Как известно, сначала ты молод, а потом ставишь «Чайку» на основной сцене МХТ. Худрук театра Константин Хабенский снял птицу с легендарного занавеса и выпустил её в зал бумажным самолётиком. А вместе с занавесом распахнул клетку воспоминаний и дал свободу ностальгии по босоногому детству, переломным моментам юности и театральным вехам.

В спектакль периодически прилетают птенцы чайки – дети в белых одеждах. Метафора завтрашнего дня, надежды на будущее, вечной жизни не даёт чеховской пьесе звенеть на трагической ноте. Пока полыхает костёр непоправимых ошибок прошлого, белые ангелочки бегают по сцене, скачут на одной ножке и дразнят никчёмную старость, потому что без этого невозможны жизнь, движение и эволюция.
Сцены играются на берегу озера, где хотелось бы провести целую жизнь. Тут приятно делать всё на свете – репетировать новые формы театра и страдать от безответной страсти, выгуливать тёмные очки и молодых любовников, удить рыбу и отстреливать чаек, беседовать о славе и муках творчества. На природе, рядом с водой, чувства кажутся острее, а диалоги осмысленнее. Идиллию нарушает лишь вой собаки, навевающий смертную тоску, и отвратительный смех Шамраева.

Чеховские герои у Хабенского живут свою жизнь стремительно, размывая границы между мечтой о будущем и воспоминаниями о прошлом. Они быстро стареют, черствеют душой и обрастают ненужным опытом, словно бесформенной спутанной бородой, не поддающейся бритью. Одним так и не удалось взлететь, полёт других оборвался на самом пике, третьи безвольно парят, послушные капризам ветра. И эта жизнь для них – словно театр, где при любом раскладе каждый хочет больше текста и сценического времени, а в идеале – главную роль, стоячие овации и признание критиков.
Какое время, такие и «Чайки». Обитáя внутри чеховской пьесы, взаимодействуя и произнося диалоги, персонажи у Хабенского не слышат друг друга, потому что увлечены игрой в собственных моноспектаклях. В этом многоголосии слышны разные мелодии: обида, зависть, восторг, отчаяние, страх, любовь, сожаление. При этом спектакль не распадается на части: он смотрится цельной ансамблевой конструкцией, где все темы сливаются в «общую мировую душу».

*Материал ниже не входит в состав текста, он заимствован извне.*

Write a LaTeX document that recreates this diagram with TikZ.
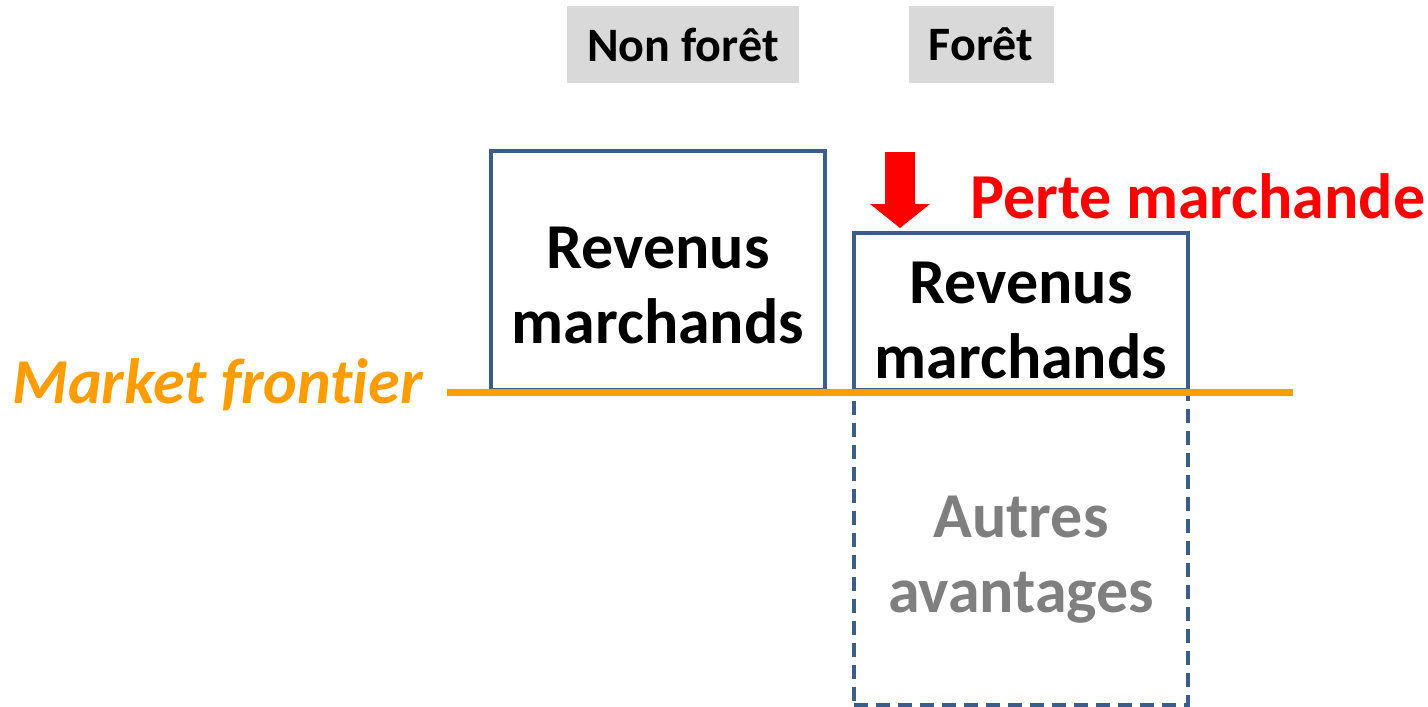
\documentclass[tikz,border=0pt]{standalone}
\usepackage{fontspec}
\setmainfont{Carlito}[Ligatures=NoCommon]
\definecolor{bleucadre}{HTML}{3A5D8C}
\definecolor{orangefr}{HTML}{FF9C00}
\definecolor{grisfond}{HTML}{D9D9D9}
\definecolor{gristexte}{HTML}{7F7F7F}
\tikzset{
  entete/.style={fill=grisfond, inner sep=0pt, minimum height=77pt, font=\fontsize{48}{54}\selectfont\bfseries},
  cadre/.style={draw=bleucadre, line width=4pt, minimum width=334pt, inner sep=0pt},
  texte/.style={align=center, inner sep=0pt, anchor=base, font=\fontsize{64}{75}\selectfont\bfseries}
}
\begin{document}
\begin{tikzpicture}[x=1pt,y=-1pt]
\useasboundingbox (0,0) rectangle (1428,707);
% En-têtes gris
\node[entete, minimum width=232pt] (nonforet) at (683,44.5) {Non forêt};
\node[entete, minimum width=145pt] (foret) at (981,44.5) {Forêt};
% Les cadres : d'abord le pointillé, puis les traits pleins
\node[cadre, dashed, dash pattern=on 14pt off 8pt, minimum height=313pt] (autres) at (1021,548.5) {};
\node[cadre, minimum height=239pt] (revnf) at (658,270.5) {};
\node[cadre, minimum height=157pt] (revf) at (1021,311.5) {};
% la base d'un texte sur deux lignes est celle de la dernière ligne
\node[texte] (trevnf) at (658,343) {Revenus\\marchands};
\node[texte] (trevf) at (1021,378) {Revenus\\marchands};
\node[texte, text=gristexte] (tautres) at (1021,612) {Autres\\avantages};
% La frontière du marché passe par-dessus les cadres
\coordinate (fg) at (447,392.5);
\coordinate (fd) at (1293,392.5);
\draw[orangefr, line width=7pt] (fg) -- (fd);
\node[texte, text=orangefr, font=\fontsize{64}{75}\selectfont\bfseries\itshape, anchor=base west] (frontiere) at (12,403) {Market frontier};
% Flèche rouge : perte marchande
\coordinate (pointe) at (900,228);
\fill[red] (pointe) -- ++(-30,-24) -- ++(15,0) -- ++(0,-52) -- ++(30,0) -- ++(0,52) -- ++(15,0) -- cycle;
\node[texte, text=red, anchor=base west] (perte) at (970,218) {Perte marchande};
\end{tikzpicture}
\end{document}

И болит эта душа о счастье. Где оно прячется и кому открывается? Как распознать, удержать, повторить? Хватит ли жизни, чтобы долететь до него? Как известно, счастливым можно быть только в детстве, когда мама молодая, а ты играешь в классики во дворе и грызёшь яблоко. И пока не знаешь, что в мире, где «не за что биться, нечем делиться», для общего завтрашнего счастья маме всегда нужно оставаться молодой.
Спектакль режиссёр подписал так: «С огромной благодарностью всем женщинам в моей жизни». О женщинах Хабенского известно не много, но все они, вероятно, любили/-ят театр, Чехова и «АукцЫон».